Olga Esther : les princesses rebelles d'une peintre féministe espagnole d'immense talent
- Écrit par : Julie Cadilhac
Par Julie Cadilhac - Lagrandeparade.com/ 2 janvier 1975…naît Olga Esther sur le berceau de laquelle une fée espiègle se penche et promet un talent incontestable pour la peinture.
Après une enfance à la campagne où elle a pu observer à loisir la beauté de la nature et s’imprégner de l’état d’esprit activiste et engagé de ses parents, Olga part étudier les beaux-arts à l'Université polytechnique de Valence mais cet art conceptuel et l'abstraction dominante qu’on y enseigne ne la séduisent pas. A cette époque, par contre, elle découvre le travail de l'anthropologue féministe Marcela Lagarde en assistant à plusieurs de ses ateliers. Une révélation à titre tout autant personnel qu’intellectuel et créatif. Deux bourses l'amènent ensuite en République tchèque et au Mexique. À Prague, le mouvement antimondialisation, au Mexique, la caravane autochtone zapatiste, lui laisseront un souvenir marquant.
Nous avons découvert le travail d’Olga Esther via Instagram. La virtuosité de son trait, d’un réalisme époustouflant, la qualité extraordinaire de son traitement de la couleur, l’élégance mêlée à la gravité de ses sujets enfantins, la touche féministe percutante de son travail nous ont immédiatement séduits. Chacune des créations d’Olga Esther interpelle autant qu’elle fascine le regard. D’ailleurs son travail séduit de plus en plus à l’international et elle est invitée dans des expositions collectives au côté des plus grands du mouvement lowbrow.
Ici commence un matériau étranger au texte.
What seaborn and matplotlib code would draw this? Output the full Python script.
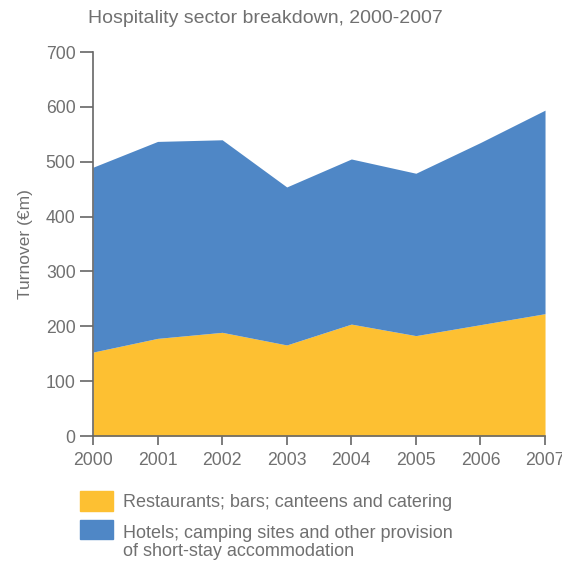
import numpy as np
import matplotlib
matplotlib.use("Agg")
import matplotlib.pyplot as plt
from matplotlib.patches import Rectangle
import seaborn as sns

years = [2000, 2001, 2002, 2003, 2004, 2005, 2006, 2007]
restaurants = [153, 178, 189, 166, 204, 183, 203, 223]
hotels = [337, 359, 351, 288, 301, 296, 332, 371]
series_names = ["Restaurants; bars; canteens and catering",
                "Hotels; camping sites and other provision\nof short-stay accommodation"]
colors = ["#FDC032", "#4F87C6"]
grey = "#707070"

sns.set_theme(style="ticks")
plt.rcParams['font.family'] = ['Liberation Sans', 'DejaVu Sans']

fig = plt.figure(figsize=(5.62, 5.61), dpi=100)
ax = fig.add_axes([0.1655, 0.2228, 0.8043, 0.6845])

ax.stackplot(years, restaurants, hotels, colors=colors, linewidth=0)

ax.set_xlim(2000, 2007)
ax.set_ylim(0, 700)
ax.set_xticks(years)
ax.set_yticks(range(0, 701, 100))
ax.tick_params(axis='both', colors="#666666", labelcolor=grey, labelsize=12.7,
               width=1.2, direction='out')
ax.tick_params(axis='y', length=9.5, pad=3)
ax.tick_params(axis='x', length=6.5, pad=5)
sns.despine(ax=ax)
for s in ['left', 'bottom']:
    ax.spines[s].set_color("#666666")
    ax.spines[s].set_linewidth(1.2)

ax.set_ylabel("Turnover (€m)", color=grey, fontsize=12.5, labelpad=9)

fig.text(0.473, 0.967, "Hospitality sector breakdown, 2000-2007",
         ha='center', va='center', color=grey, fontsize=14)

# legend drawn by hand so the second swatch sits on the first line
swatch_top = [491, 519.5]
baselines = [507.3, 556]   # baseline of the last line of each label
for name, col, top, base in zip(series_names, colors, swatch_top, baselines):
    fig.patches.append(Rectangle((80 / 562, 1 - (top + 19.5) / 561), 33 / 562, 19.5 / 561,
                                 transform=fig.transFigure, color=col))
    fig.text(123 / 562, 1 - base / 561, name, ha='left', va='baseline',
             color=grey, fontsize=13, linespacing=1.1,
             transform=fig.transFigure)

fig.savefig("out.png", dpi=100)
Nous sommes donc très heureux qu’elle ait répondu à nos questions et vous invitons à découvrir le travail de cet artiste espagnole d’immense talent !
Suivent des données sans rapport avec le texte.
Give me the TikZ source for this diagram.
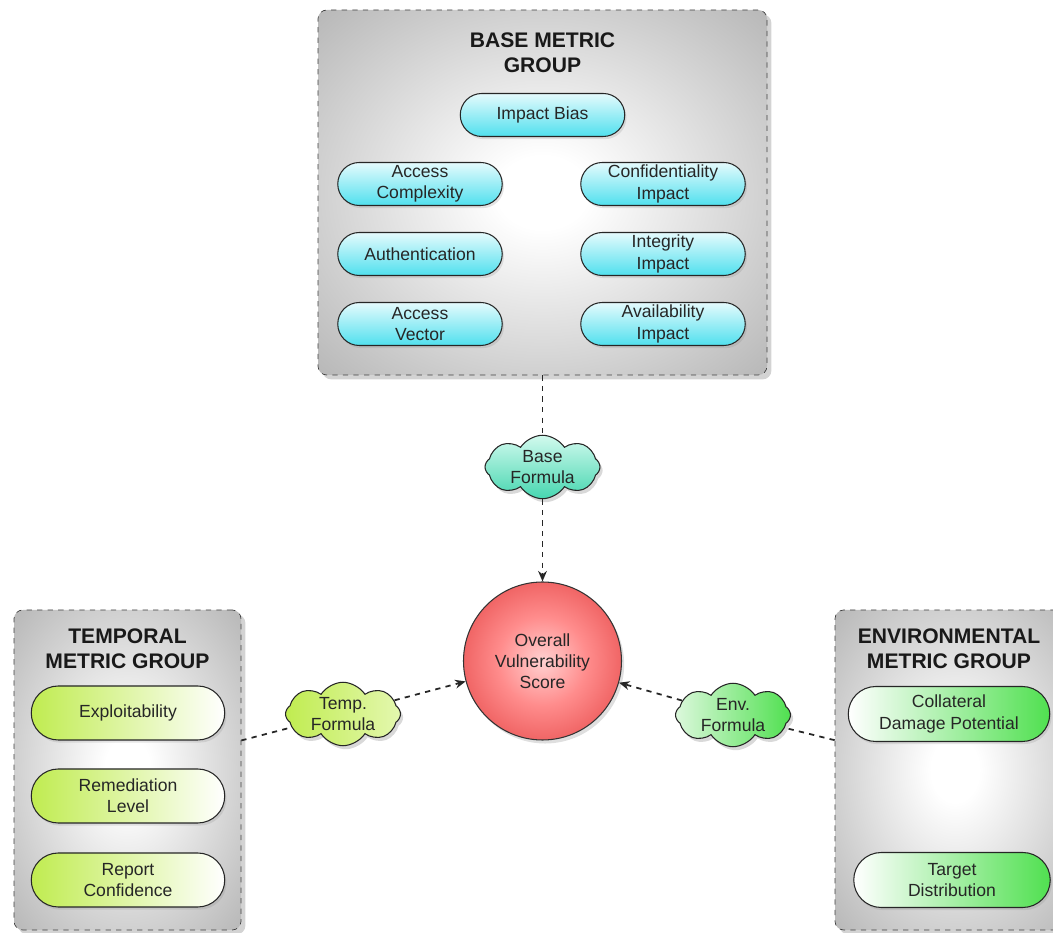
\documentclass[tikz,border=0pt]{standalone}
\usepackage{fontspec}
\setmainfont{Liberation Sans}
\usepackage{xcolor}
\usepackage{tikz}
\usetikzlibrary{shapes,shadows,arrows.meta,positioning}

\definecolor{pillcyan}{RGB}{80,224,238}
\definecolor{templime}{RGB}{192,236,80}
\definecolor{envgreen}{RGB}{80,224,80}
\definecolor{mintlight}{RGB}{210,250,238}
\definecolor{mintdark}{RGB}{70,214,176}
\definecolor{limelight}{RGB}{228,248,175}
\definecolor{greenlight}{RGB}{220,248,220}
\definecolor{scorered}{RGB}{236,70,70}

\pgfdeclareradialshading{groupfill}{\pgfpoint{0bp}{0bp}}{color(0bp)=(white); color(5bp)=(white); color(70bp)=(black!60)}
\pgfdeclareradialshading{scorefill}{\pgfpoint{0bp}{0bp}}{color(0bp)=(red!18!white); color(14bp)=(red!45!white); color(26bp)=(scorered!85!white); color(50bp)=(scorered)}

\begin{document}
\begin{tikzpicture}[
        group/.style={rectangle, draw=black!75, dashed, rounded corners=5pt, shading=groupfill,
            drop shadow={opacity=0.35, shadow xshift=2.5pt, shadow yshift=-2.5pt}},
        title/.style={font=\bfseries\fontsize{12}{14}\selectfont, align=center, text=black!90},
        pill/.style={rounded rectangle, draw=black!85, line width=0.6pt, align=center, inner sep=1pt,
            font=\fontsize{10}{12}\selectfont, text=black!85,
            drop shadow={opacity=0.2, shadow xshift=1pt, shadow yshift=-1.5pt}},
        basepill/.style={pill, minimum width=3.36cm, minimum height=0.86cm, top color=white!85!pillcyan, bottom color=pillcyan},
        temppill/.style={pill, minimum width=3.94cm, minimum height=1.08cm, left color=templime, right color=white},
        envpill/.style={pill, minimum width=4.1cm, minimum height=1.1cm, left color=white, right color=envgreen},
        formula/.style={cloud, cloud puffs=8, cloud puff arc=115, aspect=1.9, draw=black!85, line width=0.6pt,
            inner sep=0pt, minimum width=2.3cm, minimum height=1.26cm, align=center,
            font=\fontsize{10}{12}\selectfont, text=black!85,
            drop shadow={opacity=0.3, shadow xshift=1.5pt, shadow yshift=-2pt}},
        score/.style={circle, draw=black!80, line width=0.6pt, shading=scorefill, minimum size=3.16cm, inner sep=0pt,
            align=center, font=\fontsize{10}{12}\selectfont, text=black!85,
            drop shadow={opacity=0.25, shadow xshift=1.5pt, shadow yshift=-2pt}},
        arrow/.style={-{Stealth[length=6pt, width=5pt]}, dashed, line width=1pt, black!85},
        link/.style={dashed, line width=1pt, black!85}
    ]
    \useasboundingbox (0,0) rectangle (21.06,-18.66);

    % Base metric group
    \node[group, minimum width=8.98cm, minimum height=7.3cm] (base) at (10.85,-3.85) {};
    \node[title] (basetitle) at (10.85,-1.06) {BASE METRIC\\GROUP};
    \node[basepill] (impact) at (10.85,-2.3) {Impact Bias};
    \node[basepill] (complexity) at (8.4,-3.68) {Access\\Complexity};
    \node[basepill] (confidentiality) at (13.26,-3.68) {Confidentiality\\Impact};
    \node[basepill] (authentication) at (8.4,-5.08) {Authentication};
    \node[basepill] (integrity) at (13.26,-5.08) {Integrity\\Impact};
    \node[basepill] (vector) at (8.4,-6.48) {Access\\Vector};
    \node[basepill] (availability) at (13.26,-6.48) {Availability\\Impact};

    % Temporal metric group
    \node[group, minimum width=4.54cm, minimum height=6.4cm] (temporal) at (2.55,-15.4) {};
    \node[title] (temptitle) at (2.55,-12.98) {TEMPORAL\\METRIC GROUP};
    \node[temppill] (exploit) at (2.56,-14.26) {Exploitability};
    \node[temppill] (remediation) at (2.56,-15.92) {Remediation\\Level};
    \node[temppill] (confidence) at (2.56,-17.6) {Report\\Confidence};

    % Environmental metric group (runs off the right edge)
    \node[group, minimum width=4.8cm, minimum height=6.4cm] (environmental) at (19.1,-15.4) {};
    \node[title] (envtitle) at (18.98,-12.98) {ENVIRONMENTAL\\METRIC GROUP};
    \node[envpill] (collateral) at (18.98,-14.28) {Collateral\\Damage Potential};
    \node[envpill, minimum width=4.0cm] (target) at (19.04,-17.6) {Target\\Distribution};

    % Formulas and score
    \node[formula, top color=mintlight, bottom color=mintdark] (basef) at (10.85,-9.34) {Base\\Formula};
    \node[formula, left color=templime, right color=limelight] (tempf) at (6.86,-14.28) {Temp.\\Formula};
    \node[formula, left color=greenlight, right color=envgreen] (envf) at (14.66,-14.3) {Env.\\Formula};
    \node[score] (overall) at (10.85,-13.22) {Overall\\Vulnerability\\Score};

    % Connectors
    \draw[link] (base) -- (basef);
    \draw[arrow] (basef) -- (overall);
    \draw[link] (temporal) -- (tempf);
    \draw[arrow] (tempf) -- (overall);
    \draw[link] (environmental) -- (envf);
    \draw[arrow] (envf) -- (overall);

\end{tikzpicture}
\end{document}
On peut lire dans votre biographie que vos parents étaient des militants du mouvement antifasciste, des défenseurs des libertés et de la justice sociale ... Dans quelle mesure cela a-t-il influencé votre art ?
J'admire profondément mes parents; j'admire leurs valeurs, leur combat pour la justice, leur engagement, leur générosité ... Alors bien sûr, mes parents m'ont influencé et bien sûr, s'ils l'ont fait en moi, cela a aussi eu un impact dans ma peinture. Mon art c'est moi, ce n'est pas une chose étrangère ou séparée, cela fait partie de moi et reflète tout ce que je suis.
Quand je peins, je ne garde rien à l'intérieur, je ne me cache pas, je me donne avec toute la vérité que j'ai. Mes peintures parlent de moi, de ma personnalité, de ce qui me touche, de ce que j'aime et de ce que je n'aime pas. Nous sommes entourés d'injustices, d'enfants qui meurent de faim, de personnes noyées dans les mers, fuyant la misère, l'inégalité, le féminicide, la destruction de la nature... Je ne peux rester impassible à ce sujet ni regarder de l'autre côté et rester tranquille. La peinture me permet de dénoncer tout cela, peut-être que cela n’aide en rien mais c’est ma façon de contribuer un peu.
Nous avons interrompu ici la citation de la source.